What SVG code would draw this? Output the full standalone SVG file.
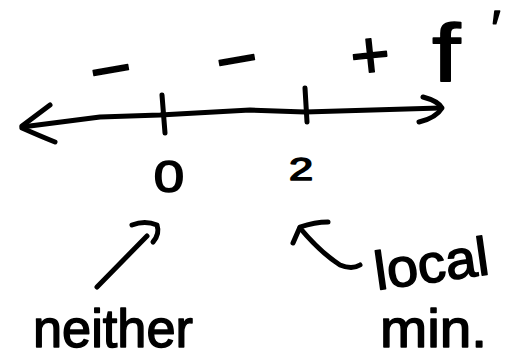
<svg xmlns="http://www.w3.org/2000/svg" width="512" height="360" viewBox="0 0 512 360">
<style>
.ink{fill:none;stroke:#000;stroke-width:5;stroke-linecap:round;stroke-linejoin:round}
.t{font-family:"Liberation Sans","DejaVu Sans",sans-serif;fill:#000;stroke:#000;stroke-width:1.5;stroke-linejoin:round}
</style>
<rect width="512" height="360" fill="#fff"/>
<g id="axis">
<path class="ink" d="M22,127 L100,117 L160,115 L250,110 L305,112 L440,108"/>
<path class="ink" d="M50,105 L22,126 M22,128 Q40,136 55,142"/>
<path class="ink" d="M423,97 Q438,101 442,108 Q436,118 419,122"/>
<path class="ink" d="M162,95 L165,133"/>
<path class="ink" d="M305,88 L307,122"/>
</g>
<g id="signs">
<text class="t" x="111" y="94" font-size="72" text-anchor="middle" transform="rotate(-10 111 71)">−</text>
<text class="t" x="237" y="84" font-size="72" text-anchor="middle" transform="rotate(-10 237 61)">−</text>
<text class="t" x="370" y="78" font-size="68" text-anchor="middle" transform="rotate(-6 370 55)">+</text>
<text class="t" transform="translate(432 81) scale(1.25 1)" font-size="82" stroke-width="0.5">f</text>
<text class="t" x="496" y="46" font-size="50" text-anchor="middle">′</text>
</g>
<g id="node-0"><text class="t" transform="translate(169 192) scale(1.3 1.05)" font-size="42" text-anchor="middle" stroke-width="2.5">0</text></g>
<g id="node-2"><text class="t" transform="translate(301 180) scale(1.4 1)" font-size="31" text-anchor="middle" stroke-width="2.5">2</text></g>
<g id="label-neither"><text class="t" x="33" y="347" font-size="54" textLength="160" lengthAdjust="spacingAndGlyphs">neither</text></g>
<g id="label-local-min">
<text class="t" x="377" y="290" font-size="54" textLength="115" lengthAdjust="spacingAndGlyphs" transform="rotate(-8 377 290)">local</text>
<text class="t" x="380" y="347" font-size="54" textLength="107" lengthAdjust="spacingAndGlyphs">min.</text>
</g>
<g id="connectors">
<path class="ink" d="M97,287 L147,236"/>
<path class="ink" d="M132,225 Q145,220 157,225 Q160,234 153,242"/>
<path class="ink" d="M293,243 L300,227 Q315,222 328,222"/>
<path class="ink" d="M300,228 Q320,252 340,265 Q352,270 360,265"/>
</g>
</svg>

- _Short task_: Omit pictures; set down the rest of the material word for word.

- _Response below_:
What SVG code would draw this? Output the full standalone SVG file.
<svg xmlns="http://www.w3.org/2000/svg" width="512" height="360" viewBox="0 0 512 360">
<style>
.ink{fill:none;stroke:#000;stroke-width:5;stroke-linecap:round;stroke-linejoin:round}
.t{font-family:"Liberation Sans","DejaVu Sans",sans-serif;fill:#000;stroke:#000;stroke-width:1.5;stroke-linejoin:round}
</style>
<rect width="512" height="360" fill="#fff"/>
<g id="axis">
<path class="ink" d="M22,127 L100,117 L160,115 L250,110 L305,112 L440,108"/>
<path class="ink" d="M50,105 L22,126 M22,128 Q40,136 55,142"/>
<path class="ink" d="M423,97 Q438,101 442,108 Q436,118 419,122"/>
<path class="ink" d="M162,95 L165,133"/>
<path class="ink" d="M305,88 L307,122"/>
</g>
<g id="signs">
<text class="t" x="111" y="94" font-size="72" text-anchor="middle" transform="rotate(-10 111 71)">−</text>
<text class="t" x="237" y="84" font-size="72" text-anchor="middle" transform="rotate(-10 237 61)">−</text>
<text class="t" x="370" y="78" font-size="68" text-anchor="middle" transform="rotate(-6 370 55)">+</text>
<text class="t" transform="translate(432 81) scale(1.25 1)" font-size="82" stroke-width="0.5">f</text>
<text class="t" x="496" y="46" font-size="50" text-anchor="middle">′</text>
</g>
<g id="node-0"><text class="t" transform="translate(169 192) scale(1.3 1.05)" font-size="42" text-anchor="middle" stroke-width="2.5">0</text></g>
<g id="node-2"><text class="t" transform="translate(301 180) scale(1.4 1)" font-size="31" text-anchor="middle" stroke-width="2.5">2</text></g>
<g id="label-neither"><text class="t" x="33" y="347" font-size="54" textLength="160" lengthAdjust="spacingAndGlyphs">neither</text></g>
<g id="label-local-min">
<text class="t" x="377" y="290" font-size="54" textLength="115" lengthAdjust="spacingAndGlyphs" transform="rotate(-8 377 290)">local</text>
<text class="t" x="380" y="347" font-size="54" textLength="107" lengthAdjust="spacingAndGlyphs">min.</text>
</g>
<g id="connectors">
<path class="ink" d="M97,287 L147,236"/>
<path class="ink" d="M132,225 Q145,220 157,225 Q160,234 153,242"/>
<path class="ink" d="M293,243 L300,227 Q315,222 328,222"/>
<path class="ink" d="M300,228 Q320,252 340,265 Q352,270 360,265"/>
</g>
</svg>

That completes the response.